Au nombre de ces victimes sont également portées les pertes allemandes lors des
opérations allemandes par nuées, à savoir 1 700 blessés et 425 morts
victimes de leur propre gaz [779] . Une fois ces victimes
soustraites au total, il conviendrait donc de conclure que les attaques alliées
par nappe dérivante entre 1915 et 1918 ont causé la mort de 23 soldats
allemands. On mesure bien ici le peu de crédit que l’on peut accorder à
certaines statistiques, et la prudence qu’il faut conserver dans leur
exploitation.

    Les sources les plus fiables concernent sans aucun doute l’armée
britannique [780] et le CEA [781] ainsi que, dans une moindre mesure, la France [782] et l’Allemagne [783] .

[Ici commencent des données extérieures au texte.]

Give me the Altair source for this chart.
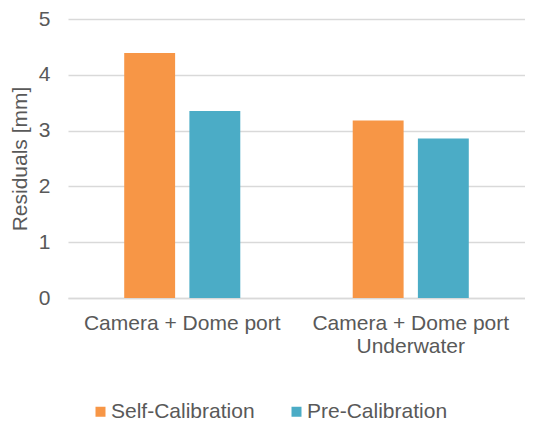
import altair as alt
import pandas as pd

categories = ["Camera + Dome port", "Camera + Dome port|Underwater"]
series = ["Self-Calibration", "Pre-Calibration"]
self_vals = [4.39, 3.18]
pre_vals = [3.35, 2.86]
colors = ["#F79646", "#4BACC6"]
y_ticks = [0, 1, 2, 3, 4, 5]

rows = []
for c, s, p in zip(categories, self_vals, pre_vals):
    rows.append({"category": c, "series": series[0], "value": s})
    rows.append({"category": c, "series": series[1], "value": p})
df = pd.DataFrame(rows)

TXT = "#595959"
GRID = "#d9d9d9"
FS = 21

chart = alt.Chart(df).mark_bar().encode(
    x=alt.X(
        "category:N",
        sort=categories,
        scale=alt.Scale(paddingInner=0.492, paddingOuter=0.246),
        axis=alt.Axis(
            title=None,
            labelAngle=0,
            labelExpr="split(datum.label, '|')",
            labelFontSize=FS,
            labelColor=TXT,
            labelLineHeight=23,
            labelPadding=14,
            labelLimit=0,
            domainColor=GRID,
            domainWidth=1.5,
            ticks=False,
            tickSize=0,
        ),
    ),
    xOffset=alt.XOffset(
        "series:N", sort=series, scale=alt.Scale(paddingInner=0.219, paddingOuter=0)
    ),
    y=alt.Y(
        "value:Q",
        scale=alt.Scale(domain=[0, 5]),
        axis=alt.Axis(
            values=y_ticks,
            title="Residuals [mm]",
            titleFontSize=FS,
            titleFontWeight="normal",
            titleColor=TXT,
            titlePadding=8,
            labelFontSize=FS,
            labelColor=TXT,
            labelPadding=18,
            grid=True,
            gridColor=GRID,
            gridWidth=1.5,
            domain=False,
            ticks=False,
            tickSize=0,
        ),
    ),
    color=alt.Color(
        "series:N",
        sort=series,
        scale=alt.Scale(domain=series, range=colors),
        legend=alt.Legend(
            title=None,
            orient="none",
            legendX=22,
            legendY=382,
            direction="horizontal",
            symbolType="square",
            symbolSize=100,
            symbolStrokeWidth=0,
            labelFontSize=FS,
            labelColor=TXT,
            labelOffset=0,
            columnPadding=31,
            padding=0,
        ),
    ),
).properties(
    width=457,
    height=279,
    autosize=alt.AutoSizeParams(type="none"),
    padding={"left": 60, "top": 11, "right": 0, "bottom": 125},
).configure(
    font="Liberation Sans",
    background="white",
).configure_view(stroke=None)

chart.save("out.html", embed_options={"renderer": "svg", "actions": False})
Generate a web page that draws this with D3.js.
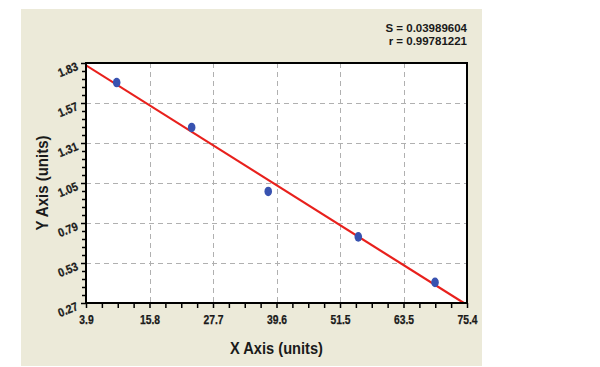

Elles permettent de dresser le bilan ci-dessus, qui, il faut le rappeler, n’est
qu’une estimation.
    Dans la mesure où les pertes allemandes causées par les gaz
sur le front russe peuvent être évaluées à environ 2 500 hommes, le
bilan humain des hostilités chimiques sur le front occidental s’élève donc à 496 200 hommes
soit environ 3 % du nombre total des victimes de la Grande Guerre sur ce
front. Si l’on excepte le cas du cea, on constate que dans les armées
allemandes, françaises et britanniques, près de 70 % des victimes des gaz
furent atteintes lors des onze derniers mois de la guerre. C’est
particulièrement vrai de l’armée française, qui essuya 80 % des pertes
totales causées par les gaz au cours de la seule année 1918. Cela s’explique
par l’intensification, déjà évoquée, de la guerre chimique au cours des vingt
derniers mois mais surtout par l’apparition de l’ypérite, dont les propriétés
infernales permirent d’infliger de nombreuses blessures.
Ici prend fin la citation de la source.